Getting ready for school: social skills
Written by practising teachers, our Getting ready for school series will help you understand and develop the skills your child will need to thrive at their new primary school.
Making friends in their new class can be very exciting for Reception children. As a Reception teacher, its lovely to see these friendships blossom in the classroom, and the shared learning experiences that take place with these new friends from big school is something I really enjoy helping to develop. At the same time, I am aware that this can be a daunting prospect for you as a parent!
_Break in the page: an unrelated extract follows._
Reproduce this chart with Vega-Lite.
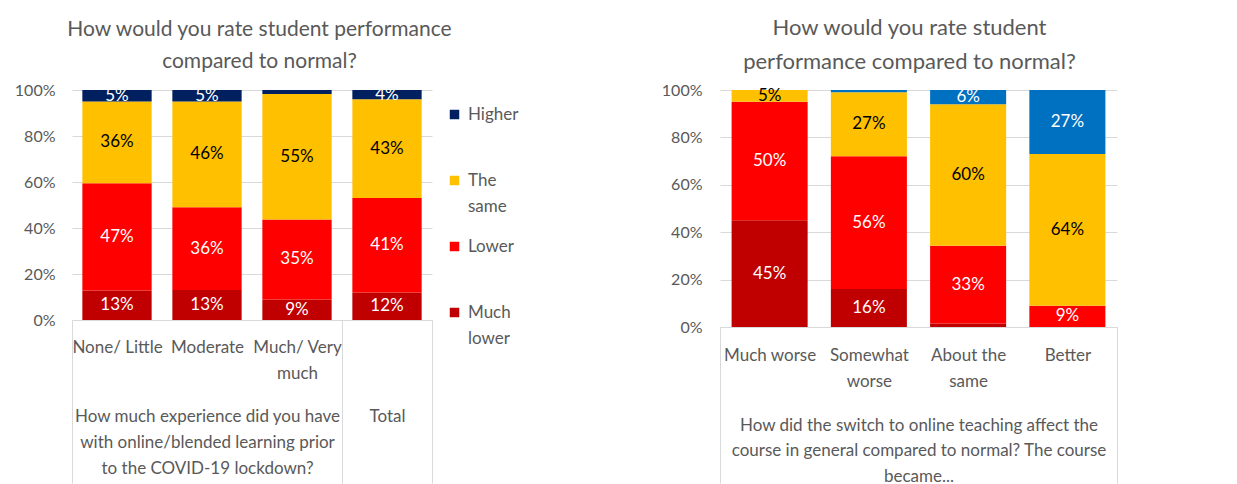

Your child's new teacher will be very aware of this important aspect of starting school and will set up their classroom to provide the best opportunities for these social skills to be practised; planning specific activities which use play as a way of modelling good social skills to the children. The social skills developed in these early years of school become a model for friendships, and will also play a vital role in future learning and development. With that in mind, here are a few ideas to support your children in developing these skills before they start their Reception year.
This may sound obvious but you would be surprised how many children have started in my class and not known how to initiate a conversation with someone else! I use lots of dolls and soft toys to practise greetings, asking to join others games or inviting others to join a game they are playing. Giving your child this language will support them when faced with lots of new friendly faces to play with.
Choose cooperative play resources
Choosing toys which invite cooperative and social play with your children – such as a tennis set – rather than toys which invite solitary play, can be a great way give your child opportunities to practise negotiation and turn-taking.
Share stories and talk about the friendship between characters
When reading stories with my class we often talk about whether the characters are kind, helpful and friendly, or the opposite (for example, the naughty queen in That Rabbit Belongs to Emily Brown)! Talking about negative social situations in stories is a particularly helpful way encourage your child to think about what they could do if someone isn't being kind. (For example, they might decide to use their words to try to sort out any problems, or seek help from a teacher.)
Play turn-taking games
Sharing games such as snakes and ladders or snap provide plenty of opportunities for children to practise social skills and turn-taking. Be sure to use the language of turn-taking to reinforce this too, for example: 'First it is your turn, and now I will have a turn', or 'Whose turn is it next?' and 'Thank you for waiting for your turn'.
Teach the language of feelings
Describing how you are feeling, as well as giving commentary on the emotions that your child may be experiencing (for example: I can see that you are cross that we have to leave the playground because you are having fun), can help increase your child's emotional literacy, which can in turn help them understand their own and others feelings in social situations. You might develop this further with a shared notebook of feelings, where your child can describe how they felt in particular situations. The Great Big Book of Families by Mary Hoffman can help you to support your child to understand their feelings and to give a name to those feelings.
Giving your child opportunities where they have a turn to talk and then have to listen is a valuable way to teach them vital speaking and listening skills. One example of this is taking turns to talk about the best part of your day over the dinner table. Focus in on their listening skills: can they ask a question to find out more? Can they remember what their sibling's favourite part of the day was?
Plan some play dates
Once they have started school try inviting other children over from their new class or meeting in a local play park for time to play together. During that time comment on their positive social skills: "I like the way you have chosen to take turns with the lorry, what a great way to play together!". You can also support your child if they are struggling in this situation by playing alongside them and offering suggestions for solutions.
Give them time to reflect
After school, give them time to reflect on their day and share any highlights or concerns they are having about friendships (or in fact any element of school). These concerns can then be monitored by you and the teacher, who will want to work with you to ensure your child thrives in the friendships they are making.
The social skills and friendships which your child develops in their first year at school will stay with them for many years to come. I hope these ideas are helpful in getting your child off to a great start with their new class-mates!